An area of applied medical anthropology that I would like to look into further is epidemiology. Epidemiology is the study of disease and health conditions within populations and is an important branch of medical anthropology because it strives to understand aspects such as transmission and screening which can be very useful in understanding how an illness in spread throughout a population. I take a personal interest in epidemiology because I think that the use of statistics to understand the rates of transmission allows for the most objective means of studying the way a disease moves within a population. I think the overall goal of epidemiology, to study and control disease, is very important to all of humankind.

I think that an anthropologist would be helpful in studying epidemiology because their insight could be very helpful in understanding the modes of transition of the disease by studying the habits of a population as well as lend a perspective on how that disease is screened for by looking at the level of understanding of the disease and its symptoms at the individual level throughout a population. An anthropologist may also serve as a very useful bridge between a populations cultures and traditions with their understanding of germ theory and the spread of disease. Additionally I think anthropologists can understand more about the individuals inflicted by local illnesses and see how they will utilize different medications and vaccines.

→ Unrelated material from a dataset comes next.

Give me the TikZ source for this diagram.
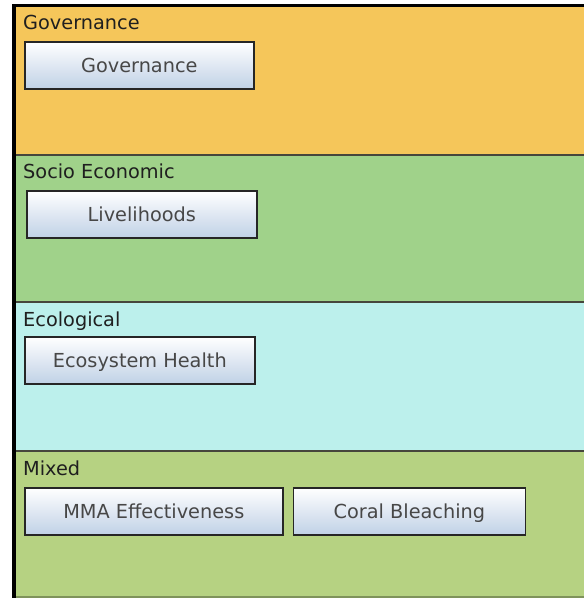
\documentclass[tikz,border=0pt]{standalone}
\usepackage{fontspec}
\setmainfont{DejaVu Sans}
\usetikzlibrary{positioning}

\definecolor{govColor}{RGB}{245,198,90}
\definecolor{socColor}{RGB}{160,210,138}
\definecolor{ecoColor}{RGB}{188,240,236}
\definecolor{mixColor}{RGB}{182,210,130}
\definecolor{btnBlue}{RGB}{192,209,230}
\definecolor{sepGray}{RGB}{70,70,60}

\begin{document}
\begin{tikzpicture}[x=1pt, y=-1pt, node distance=9pt,
    laneLabel/.style={anchor=base west, inner sep=0pt, text=black!88,
        font=\fontsize{19.3}{22}\selectfont},
    item/.style={draw=black!85, line width=1.6pt, top color=white, bottom color=btnBlue,
        minimum height=47pt, inner sep=0pt, anchor=north west, text=black!72,
        text height=14pt, text depth=0pt,
        font=\fontsize{19.3}{22}\selectfont},
    sep/.style={draw=sepGray, line width=1.4pt}]
    \useasboundingbox[fill=white] (0,0) rectangle (584,598);

    % lanes
    \fill[govColor] (16,7) rectangle (584,155);
    \fill[socColor] (16,155) rectangle (584,302);
    \fill[ecoColor] (16,302) rectangle (584,451);
    \fill[mixColor] (16,451) rectangle (584,597);
    \draw[sep] (16,155) -- (584,155);
    \draw[sep] (16,302) -- (584,302);
    \draw[sep] (16,451) -- (584,451);
    \draw[draw=mixColor!70!black, line width=1.4pt] (16,597) -- (584,597);

    % frame
    \fill[black] (12,4) rectangle (16,598);
    \fill[black] (12,4) rectangle (584,7);

    % lane titles
    \node[laneLabel] (govLane) at (23,29) {Governance};
    \node[laneLabel] (socLane) at (23,178) {Socio Economic};
    \node[laneLabel] (ecoLane) at (23,326) {Ecological};
    \node[laneLabel] (mixLane) at (23,475) {Mixed};

    % items
    \node[item, minimum width=229pt] (governance) at (24,41) {Governance};
    \node[item, minimum width=230pt] (livelihoods) at (26,190) {Livelihoods};
    \node[item, minimum width=230pt] (ecoHealth) at (24,336) {Ecosystem Health};
    \node[item, minimum width=258pt] (mmaEff) at (24,487) {MMA Effectiveness};
    \node[item, minimum width=232pt, right = 9pt of mmaEff] (coral) {Coral Bleaching};
\end{tikzpicture}
\end{document}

I think a good example is the spread of HIV through breast milk. In some countries where water is often unsanitary and therefore unsafe and food is scarce breastfeeding an infant may seem like the only option to provide a child with nutrients. By understanding this mode of transmission and why it would be more prevalent in certain areas where AIDS education is lower and safe water and accessible food is scarce, the epidemiology of HIV can be better understood. Looking at the habits of the population that is experiencing an epidemic from an anthropological perspective can greatly enhance our understanding of the spread of that disease.

“HIV and Breastfeeding.” Avert. N.p., n.d. Web. .

“What Is Epidemiology?” Thebmj. N.p., n.d. Web.

One thought on “W6 Reflection: Epidemiology

  1. I enjoyed your post, Jaclyn. I agree that there is more to mapping a diseases pattern out than just biology. Anthropologists look deeper into how social and environmental factors can come into play when considering disease incidence. It is important to study the cultural habits of the population to see what could be causing the distribution of the disease and who is at highest risk. It is also necessary to speak with the individuals to figure out how THEY perceive their illness and if they properly comprehend what is occurring so they can be informed and treated in an appropriate and respectful manner. Your example about the transmission of HIV via breast milk is a good one. It is so difficult for mothers with a low socioeconomic status and limited resources to find a decent alternative to breast milk. An anthropologist can help introduce these mothers to baby formula and better methods of feeding. Another important example is the spread of HIV through sex. The big problem in some African cultures is the lack of knowledge about safe sex and contraceptives. It is common in certain African societies to have multiple partners. Anthropologists have helped educate people about how serious HIV/AIDS is and the importance of using condoms to prevent the spread.